I just couldn't resist. The conjunction of the Olympics being in Paris and the ICM just issuing its 2023 Crisis Report made me do it. Take a look at the article I wrote years ago about crisis communication being the Olympics of public relations.
I'm not going to recap everything worth knowing in the latest ICM Crisis Report. First, because there's too much. Second, because you owe it to yourself to read and interpret it for yourself, the way serious public relations practitioners do every year.
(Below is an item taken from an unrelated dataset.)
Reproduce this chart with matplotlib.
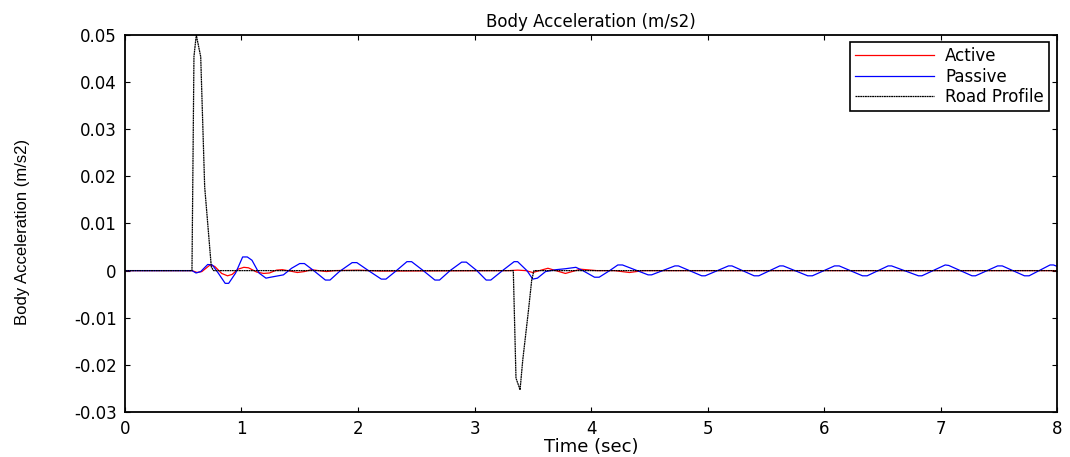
import numpy as np
import matplotlib
matplotlib.use("agg")
import matplotlib.pyplot as plt
from matplotlib.ticker import FixedLocator, FuncFormatter

plt.rcParams["axes.unicode_minus"] = False
plt.rcParams["font.family"] = ["DejaVu Sans"]

# Road profile (black, dotted)
road_t = [0.0, 0.575, 0.592, 0.612, 0.650, 0.684, 0.741, 0.76,
          3.333, 3.356, 3.391, 3.414, 3.462, 3.491, 3.51, 8.0]
road_acc = [0.0, 0.0, 0.0454, 0.0500, 0.0454, 0.0178, 0.0008, 0.0,
            0.0, -0.0228, -0.0253, -0.0190, -0.0087, -0.0020, 0.0, 0.0]

# Passive suspension (blue)
passive_t = [0.0, 0.575, 0.61, 0.65, 0.71, 0.75, 0.80, 0.86, 0.89, 0.95,
             1.01, 1.05, 1.09, 1.15, 1.21, 1.25, 1.36, 1.43, 1.50, 1.54,
             1.62, 1.72, 1.76, 1.84, 1.95, 1.99, 2.09, 2.20, 2.24, 2.33,
             2.42, 2.46, 2.56, 2.66, 2.70, 2.79, 2.89, 2.93, 3.02, 3.10,
             3.14, 3.24, 3.34, 3.37, 3.45, 3.50, 3.54, 3.61, 3.70, 3.78,
             3.87, 3.93, 4.03, 4.07, 4.16, 4.23, 4.27, 4.49, 4.52, 4.72,
             4.75, 4.95, 4.98, 5.18, 5.21, 5.40, 5.44, 5.62, 5.65, 5.86,
             5.90, 6.09, 6.13, 6.33, 6.37, 6.55, 6.58, 6.81, 6.84, 7.04,
             7.07, 7.27, 7.30, 7.49, 7.53, 7.72, 7.76, 7.94, 7.97, 8.0]
passive_acc = [0.0, 0.0, -0.0005, -0.0002, 0.0013, 0.0012, -0.0005, -0.0027, -0.0027, -0.0005,
               0.0029, 0.0029, 0.0022, -0.0005, -0.0016, -0.0014, -0.0009, 0.0005, 0.0015, 0.0015,
               0.0000, -0.0020, -0.0020, -0.0002, 0.0017, 0.0017, 0.0000, -0.0018, -0.0018, 0.0000,
               0.0019, 0.0019, 0.0000, -0.0020, -0.0020, 0.0000, 0.0018, 0.0018, 0.0000, -0.0020,
               -0.0020, 0.0000, 0.0019, 0.0019, 0.0000, -0.0018, -0.0016, -0.0002, 0.0002, 0.0004,
               0.0007, 0.0000, -0.0014, -0.0014, 0.0000, 0.0012, 0.0012, -0.0009, -0.0009, 0.0010,
               0.0010, -0.0011, -0.0011, 0.0010, 0.0010, -0.0011, -0.0011, 0.0010, 0.0010, -0.0011,
               -0.0011, 0.0010, 0.0010, -0.0011, -0.0011, 0.0010, 0.0010, -0.0011, -0.0011, 0.0012,
               0.0011, -0.0011, -0.0011, 0.0010, 0.0010, -0.0011, -0.0011, 0.0012, 0.0012, 0.0009]

# Active suspension (red)
active_t = [0.0, 0.575, 0.62, 0.66, 0.73, 0.77, 0.83, 0.88, 0.92, 0.97,
            1.02, 1.06, 1.13, 1.19, 1.24, 1.30, 1.35, 1.42, 1.48, 1.54,
            1.60, 1.66, 1.73, 1.80, 2.00, 2.20, 3.30, 3.37, 3.44, 3.50,
            3.63, 3.78, 3.91, 4.05, 4.20, 4.33, 4.45, 8.0]
active_acc = [0.0, 0.0, -0.0004, -0.0002, 0.0012, 0.0009, -0.0006, -0.0011, -0.0008, 0.0003,
              0.0007, 0.0006, -0.0003, -0.0006, -0.0005, 0.0001, 0.0002, -0.0001, -0.0004, -0.0002,
              0.0002, 0.0000, -0.0002, 0.0000, 0.0001, -0.0001, 0.0000, 0.0001, 0.0000, -0.0004,
              0.0005, -0.0006, 0.0003, 0.0000, 0.0000, -0.0004, 0.0000, 0.0000]

x_ticks = [0, 1, 2, 3, 4, 5, 6, 7, 8]
y_ticks = [-0.03, -0.02, -0.01, 0, 0.01, 0.02, 0.03, 0.04, 0.05]

fig = plt.figure(figsize=(10.7, 4.57), dpi=100)
ax = fig.add_axes([0.1168, 0.0985, 0.8711, 0.8249])

ax.plot(active_t, active_acc, color="red", lw=0.9, label="Active")
ax.plot(passive_t, passive_acc, color="blue", lw=0.9, label="Passive")
ax.plot(road_t, road_acc, color="black", lw=0.9, linestyle=(0, (1.5, 0.4)),
        label="Road Profile")

ax.set_xlim(0, 8)
ax.set_ylim(-0.03, 0.05)
ax.xaxis.set_major_locator(FixedLocator(x_ticks))
ax.yaxis.set_major_locator(FixedLocator(y_ticks))
ax.yaxis.set_major_formatter(FuncFormatter(lambda v, p: "%g" % round(v, 3)))
ax.tick_params(direction="in", length=3.5, width=0.8, top=True, right=True,
               labelsize=12, pad=6)
for sp in ax.spines.values():
    sp.set_linewidth(1.3)

ax.set_title("Body Acceleration (m/s2)", fontsize=12, pad=6)
ax.set_xlabel("Time (sec)", fontsize=13, labelpad=0)
ax.set_ylabel("Body Acceleration (m/s2)", fontsize=12,
              family=["Liberation Sans", "DejaVu Sans"])
ax.yaxis.set_label_coords(-0.102, 0.477)

leg = ax.legend(loc="upper right", bbox_to_anchor=(0.9914, 0.981), borderaxespad=0,
                fontsize=12, fancybox=False, framealpha=1, edgecolor="black",
                handlelength=4.7, handletextpad=0.7, labelspacing=0.15,
                borderpad=0.3)
leg.get_frame().set_linewidth(1.2)

plt.savefig("out.png", dpi=100)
I'll just highlight a few points.
The 2023 report begins: "Crisis news story statistics continued their post-pandemic shuffle with ... a decrease of about nine percent, ... a retreat towards pre-pandemic story numbers." And, "Sudden versus smoldering crisis stories migrated back toward the 2020 levels with a nearly 50/50 split," a comment that suggests we got better than usual at anticipating crises last year, or we were very lucky.
More that 26% of the crisis news involved CATASTROPHES, a surprising jump of over 5%. This was a bit of a surprise since "ICM had expected this number to continue its downward trend as COVID retreated, but ... natural disasters occurred across the globe."
There were 399 NATURAL DISASTERS that killed 86,5000 people and impacted another 93 million with economic losses of $250 billion, "higher than the averages reported over the previous 20 years." Looking only at the U.S., "28 separate weather and climate events cost at least $1 billion each, the highest number of billion-dollar disasters ever recorded in the U.S."
"CLASS ACTION stories skyrocketed by nearly fifty percent to 11% of stories tracked." And, more than one-third of them involved settlements of "more than $25 million, the highest percentage since 2012."
Even though CYBER CRIME more than doubled to over 7%, "This figure is still well below the pre-pandemic activity we saw in 2018 and 2019." However, the magnitude of some of the attacks is scary. One attack on cell service provider T-Mobile affected 37 million customers.
There's much more in the full report, including this bit of frustration in its wrap-up: "The results have been so topsy-turvy over the past four years that ICM hesitates to make any predictions of what 2024 will bring." But, please read it. It's downloadable and it's free.